Cinema a qualquer preço
por Bruno Carmelo“Este é um filme de guerrilha”, explicou o diretor Dellani Lima, ao lado do codiretor Jonnata Santos, ao apresentar Planeta Escarlate na 19ª Mostra de Cinema de Tiradentes. O termo serve ao mesmo tempo como uma definição de marginalidade e uma tentativa acanhada de desculpas pela produção deficiente. De fato, os filmes de baixo orçamento constituem as obras privilegiadas deste festival que, com exceções de raros títulos da Globo Filmes (Através da Sombra) e Record Filmes (Jonas), foram financiados com pouco dinheiro, às vezes sem nenhum apoio público, nem privado.

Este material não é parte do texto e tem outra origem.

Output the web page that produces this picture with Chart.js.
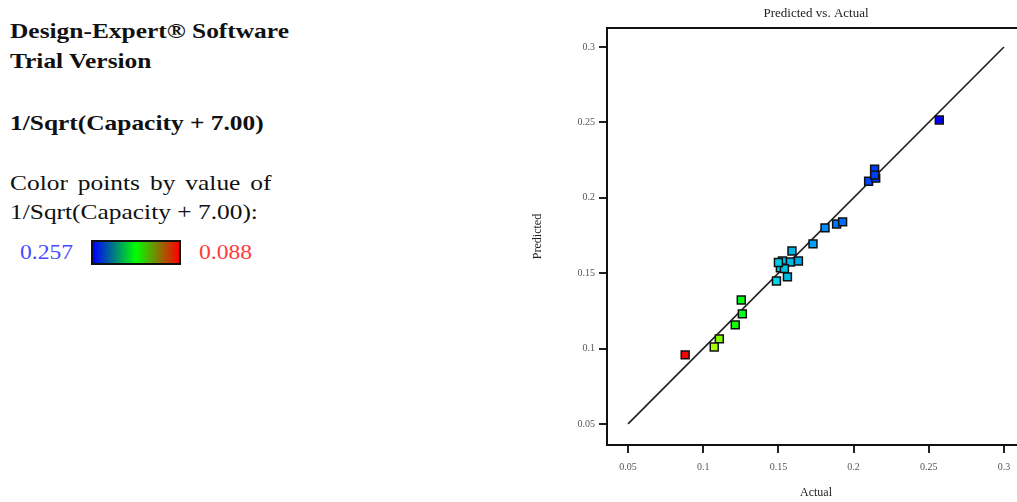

O baixo orçamento, no entanto, não pode ser utilizado como desculpa para eventuais falhas do filme. A própria mostra de Tiradentes trouxe filmes excelentes feitos com verbas limitadíssimas, como Urutau e Jovens Infelizes, e no circuito comercial recente, Branco Sai Preto Fica e Ela Volta na Quinta foram exemplos de longas-metragens realizados com orçamentos típicos de curtas-metragens. Nestes casos, trata-se de projetos concebidos especificamente para as verbas restritas que possuem, desde a construção do roteiro ao trabalho da equipe técnica e do elenco.
Planeta Escarlate parece não se adequar à estética e ao discurso que gostaria de apresentar. A história gira em torno de um jovem casal (Jonnata Santos e Laila Pas) sofrendo com problemas de dependência química. Eles viajam ao sítio da família dele, onde encontram dois caseiros (Biagio Pecorelli e Edson Van Gogh) que reacendem conflitos passados. Neste contexto, anuncia-se no rádio a proximidade de um planeta capaz de levar a transformações de comportamento nas pessoas ao redor – exceto os índios, por alguma razão desconhecida.
Os elementos de ficção científica se misturam muito mal com o drama, ao passo que as questões da dependência de drogas e dos desarranjos de classes sociais são abordadas de maneira superficial. O projeto sofre com a falta de foco, graças ao roteiro mal desenvolvido que combina traços de misticismo, tensão sexual e fetiche pela violência sem qualquer coesão. Outro elemento incômodo é o machismo do projeto: as duas mulheres em cena são vistas apenas como objetos de desejo masculino. Nuas na maior parte da projeção, elas estão associadas a diálogos ofensivos como “Solta essa arma que eu quero o seu pau”, ou “Mulher linda não é de ninguém”.
A produção apresenta problemas graves em quase todos os aspectos técnicos, desde o trabalho amador de captação e mixagem de som à iluminação mal concebida, especialmente nas cenas internas e noturnas. O melhor aspecto de Planeta Escarlate encontra-se em dois atores: Biagio Pecorelli e Laila Pas, que apresentam cuidadosa composição de personagem, fazendo uso expressivo dos olhares, da voz e do corpo. As cenas envolvendo os dois personagens representam os pontos altos do filme. É uma pena que o protagonista seja interpretado pelo codiretor Jonnata Santos, perdido em cena numa atuação apática e repleta de falhas.
A noção de cinema de guerrilha justifica, com razão, a busca por linguagens experimentais, pelo “cinema a qualquer preço”. Neste sentido, compreende-se obras ousadas em termos estéticos e discursivos. Mas Planeta Escarlate não busca uma linguagem inovadora, nem a transmissão de um conteúdo particularmente subversivo. O projeto, por mais que transmita uma louvável vontade de viabilizar filmes apesar de limitações estruturais, precisa assumir a responsabilidade pelo nível de desenvolvimento de suas ideias e por sua construção artística.
Filme visto na 19ª Mostra de Cinema de Tiradentes, em janeiro de 2016.